We believe that through the efforts of our National Committees in Africa and support from other National Committees of ICID network we will be able to facilitate the Second Green Revolution as envisaged by the leaders in Africa, including Ex-UN Secretary General Mr Kofi Annan.
There are a number of misgivings about the SGR which need to be set straight. The Second Green Revolution has to be distinctly different from the first Green Revolution. The emphasis should be on small and marginal farmers. Attempt should be made not only to increase the production but also to sustain the productivity within the limits of natural resources.

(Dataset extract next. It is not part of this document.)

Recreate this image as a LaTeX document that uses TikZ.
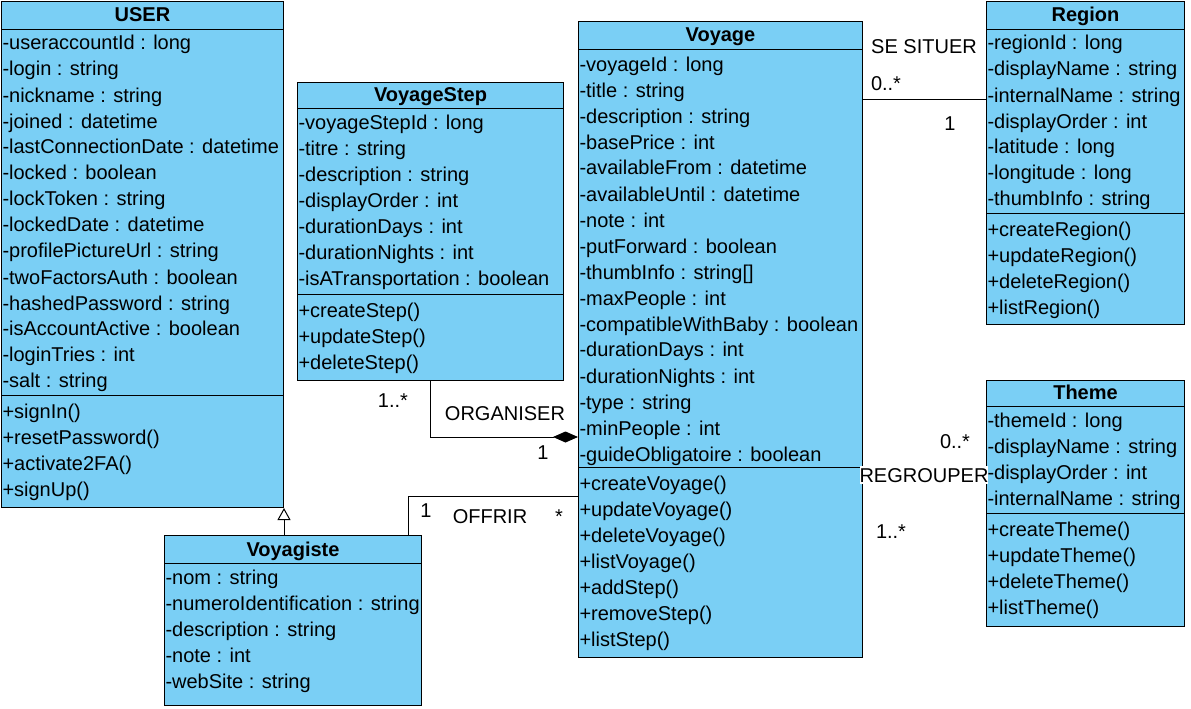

SGR should envisage integrated programmes taking care of all aspects of agriculture from soil characteristics, matching seeds, grains, conversion to food and its marketing after value addition.
As a network of Agriculture Water Management professionals, through our determined efforts, we will be able to make a substantial contribution towards sustainable rural development in Africa that ICID has envisioned in its new vision. Let us articulate how irrigation and drainage can make second green revolution a realty.